### Exercise directions
Starting with the first line of the data below, copy each line up to and including the one containing "plt.rcParams['font.family'] = ['Liberation". Pictures stay out.

### Information shown

:::

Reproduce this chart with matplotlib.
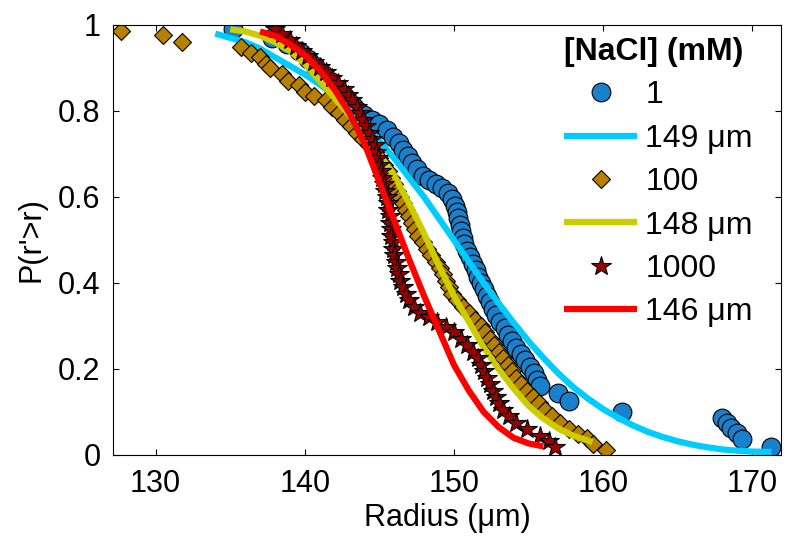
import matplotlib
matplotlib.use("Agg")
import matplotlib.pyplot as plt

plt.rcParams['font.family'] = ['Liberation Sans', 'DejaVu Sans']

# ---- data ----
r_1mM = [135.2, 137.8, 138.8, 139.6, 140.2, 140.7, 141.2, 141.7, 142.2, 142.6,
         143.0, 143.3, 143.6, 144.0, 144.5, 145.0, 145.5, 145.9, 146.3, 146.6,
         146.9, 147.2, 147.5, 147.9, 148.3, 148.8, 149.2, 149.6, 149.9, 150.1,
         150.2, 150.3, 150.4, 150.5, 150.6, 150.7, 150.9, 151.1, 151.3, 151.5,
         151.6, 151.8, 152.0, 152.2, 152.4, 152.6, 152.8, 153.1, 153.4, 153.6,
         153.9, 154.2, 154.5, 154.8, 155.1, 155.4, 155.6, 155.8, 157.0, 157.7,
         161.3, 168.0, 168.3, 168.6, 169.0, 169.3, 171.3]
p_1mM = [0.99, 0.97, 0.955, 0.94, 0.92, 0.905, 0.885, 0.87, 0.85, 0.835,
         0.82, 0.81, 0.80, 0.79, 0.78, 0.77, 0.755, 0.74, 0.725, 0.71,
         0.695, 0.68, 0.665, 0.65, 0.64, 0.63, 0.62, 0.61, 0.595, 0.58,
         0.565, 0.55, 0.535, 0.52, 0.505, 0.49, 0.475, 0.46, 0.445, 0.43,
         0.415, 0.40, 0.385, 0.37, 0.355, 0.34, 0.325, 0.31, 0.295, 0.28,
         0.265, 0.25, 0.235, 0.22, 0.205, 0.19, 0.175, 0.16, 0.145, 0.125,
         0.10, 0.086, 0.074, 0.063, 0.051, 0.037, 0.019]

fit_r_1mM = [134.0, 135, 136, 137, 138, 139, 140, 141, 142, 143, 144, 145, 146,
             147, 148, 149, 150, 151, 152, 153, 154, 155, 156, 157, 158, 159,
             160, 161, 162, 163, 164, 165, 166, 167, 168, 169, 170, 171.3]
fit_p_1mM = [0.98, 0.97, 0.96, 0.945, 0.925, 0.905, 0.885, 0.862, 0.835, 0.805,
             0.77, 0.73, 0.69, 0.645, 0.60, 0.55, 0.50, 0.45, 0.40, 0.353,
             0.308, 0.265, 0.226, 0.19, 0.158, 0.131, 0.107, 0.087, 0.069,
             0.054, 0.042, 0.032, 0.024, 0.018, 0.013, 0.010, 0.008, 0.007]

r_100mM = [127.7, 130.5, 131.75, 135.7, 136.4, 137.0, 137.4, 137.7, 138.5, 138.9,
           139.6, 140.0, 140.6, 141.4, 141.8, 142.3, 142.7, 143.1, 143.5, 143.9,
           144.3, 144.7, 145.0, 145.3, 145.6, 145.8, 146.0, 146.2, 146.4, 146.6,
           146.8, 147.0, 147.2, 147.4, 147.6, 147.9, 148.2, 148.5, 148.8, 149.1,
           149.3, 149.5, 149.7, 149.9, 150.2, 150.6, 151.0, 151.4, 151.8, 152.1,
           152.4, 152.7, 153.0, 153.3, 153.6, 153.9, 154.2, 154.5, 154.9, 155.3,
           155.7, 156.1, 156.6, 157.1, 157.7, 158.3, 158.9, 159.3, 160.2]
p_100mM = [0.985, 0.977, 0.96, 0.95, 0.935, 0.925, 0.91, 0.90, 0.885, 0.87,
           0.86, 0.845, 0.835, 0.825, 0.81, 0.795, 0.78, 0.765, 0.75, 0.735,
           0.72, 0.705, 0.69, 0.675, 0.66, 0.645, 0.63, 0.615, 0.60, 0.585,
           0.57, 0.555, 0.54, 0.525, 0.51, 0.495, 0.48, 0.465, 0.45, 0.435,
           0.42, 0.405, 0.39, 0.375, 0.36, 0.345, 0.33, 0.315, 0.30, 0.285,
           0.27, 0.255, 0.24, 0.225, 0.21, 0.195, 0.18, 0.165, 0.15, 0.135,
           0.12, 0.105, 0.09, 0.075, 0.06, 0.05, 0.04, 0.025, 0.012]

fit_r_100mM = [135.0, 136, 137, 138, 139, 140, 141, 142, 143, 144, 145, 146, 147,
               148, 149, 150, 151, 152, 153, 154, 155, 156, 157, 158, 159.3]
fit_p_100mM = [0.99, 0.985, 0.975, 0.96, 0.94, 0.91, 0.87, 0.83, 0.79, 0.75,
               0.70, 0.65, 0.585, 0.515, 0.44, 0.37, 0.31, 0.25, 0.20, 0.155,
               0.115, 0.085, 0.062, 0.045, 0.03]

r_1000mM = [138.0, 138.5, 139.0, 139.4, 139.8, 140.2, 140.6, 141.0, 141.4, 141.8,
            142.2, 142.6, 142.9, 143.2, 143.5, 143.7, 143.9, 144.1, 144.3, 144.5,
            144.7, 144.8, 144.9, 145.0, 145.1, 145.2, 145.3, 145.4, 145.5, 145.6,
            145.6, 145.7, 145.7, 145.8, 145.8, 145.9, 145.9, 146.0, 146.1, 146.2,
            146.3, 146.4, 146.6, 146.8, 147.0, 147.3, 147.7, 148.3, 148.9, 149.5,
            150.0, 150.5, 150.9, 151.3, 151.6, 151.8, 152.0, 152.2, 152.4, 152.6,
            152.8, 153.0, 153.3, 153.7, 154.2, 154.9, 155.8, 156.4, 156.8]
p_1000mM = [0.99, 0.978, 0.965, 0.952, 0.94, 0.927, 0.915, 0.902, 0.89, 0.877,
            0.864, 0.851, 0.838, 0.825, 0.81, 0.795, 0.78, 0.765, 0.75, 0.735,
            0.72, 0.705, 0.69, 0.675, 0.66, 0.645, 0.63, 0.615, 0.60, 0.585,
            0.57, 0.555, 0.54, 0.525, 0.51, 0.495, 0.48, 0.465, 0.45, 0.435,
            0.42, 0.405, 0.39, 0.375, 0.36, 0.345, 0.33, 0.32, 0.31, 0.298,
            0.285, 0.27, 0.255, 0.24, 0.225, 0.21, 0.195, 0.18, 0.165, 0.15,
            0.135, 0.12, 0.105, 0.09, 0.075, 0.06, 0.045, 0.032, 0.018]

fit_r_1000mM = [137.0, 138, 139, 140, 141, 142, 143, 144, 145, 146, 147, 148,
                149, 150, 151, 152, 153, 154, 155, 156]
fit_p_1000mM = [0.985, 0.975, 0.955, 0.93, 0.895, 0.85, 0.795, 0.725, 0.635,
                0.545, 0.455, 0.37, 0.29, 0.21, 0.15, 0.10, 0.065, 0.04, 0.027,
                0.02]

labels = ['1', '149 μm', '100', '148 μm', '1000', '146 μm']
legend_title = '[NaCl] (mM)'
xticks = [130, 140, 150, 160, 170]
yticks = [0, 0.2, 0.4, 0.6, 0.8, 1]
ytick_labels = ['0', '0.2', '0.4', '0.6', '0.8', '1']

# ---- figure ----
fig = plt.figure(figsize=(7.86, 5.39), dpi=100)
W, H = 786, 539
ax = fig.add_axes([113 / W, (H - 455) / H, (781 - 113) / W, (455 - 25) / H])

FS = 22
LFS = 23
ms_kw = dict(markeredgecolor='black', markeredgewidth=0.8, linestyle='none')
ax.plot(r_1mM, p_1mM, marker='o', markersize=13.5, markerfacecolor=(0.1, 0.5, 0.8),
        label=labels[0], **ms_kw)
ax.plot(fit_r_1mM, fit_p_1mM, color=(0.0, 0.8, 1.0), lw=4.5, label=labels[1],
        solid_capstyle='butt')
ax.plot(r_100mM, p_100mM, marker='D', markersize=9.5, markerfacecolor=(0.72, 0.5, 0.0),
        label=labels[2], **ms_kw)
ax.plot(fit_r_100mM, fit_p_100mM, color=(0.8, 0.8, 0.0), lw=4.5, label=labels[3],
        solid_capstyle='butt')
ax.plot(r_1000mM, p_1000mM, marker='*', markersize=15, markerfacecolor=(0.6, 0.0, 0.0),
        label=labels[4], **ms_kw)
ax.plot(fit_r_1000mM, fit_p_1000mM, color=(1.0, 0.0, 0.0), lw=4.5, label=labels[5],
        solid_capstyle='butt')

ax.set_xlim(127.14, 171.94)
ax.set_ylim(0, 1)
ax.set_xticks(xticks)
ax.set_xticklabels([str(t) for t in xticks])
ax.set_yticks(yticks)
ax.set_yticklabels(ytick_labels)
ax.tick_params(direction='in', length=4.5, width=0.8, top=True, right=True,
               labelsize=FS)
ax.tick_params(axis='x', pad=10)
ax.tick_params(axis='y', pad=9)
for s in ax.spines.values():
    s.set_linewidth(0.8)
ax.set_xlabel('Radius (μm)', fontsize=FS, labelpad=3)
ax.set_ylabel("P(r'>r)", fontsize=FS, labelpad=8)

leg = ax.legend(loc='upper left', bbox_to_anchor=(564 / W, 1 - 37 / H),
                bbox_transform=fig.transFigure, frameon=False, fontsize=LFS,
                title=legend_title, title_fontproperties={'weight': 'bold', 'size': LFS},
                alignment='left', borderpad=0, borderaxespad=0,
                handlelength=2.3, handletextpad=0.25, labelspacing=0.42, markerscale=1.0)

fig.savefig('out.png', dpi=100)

:::

### Response for this exercise
Reproduce this chart with matplotlib.
import matplotlib
matplotlib.use("Agg")
import matplotlib.pyplot as plt

plt.rcParams['font.family'] = ['Liberation Sans', 'DejaVu Sans']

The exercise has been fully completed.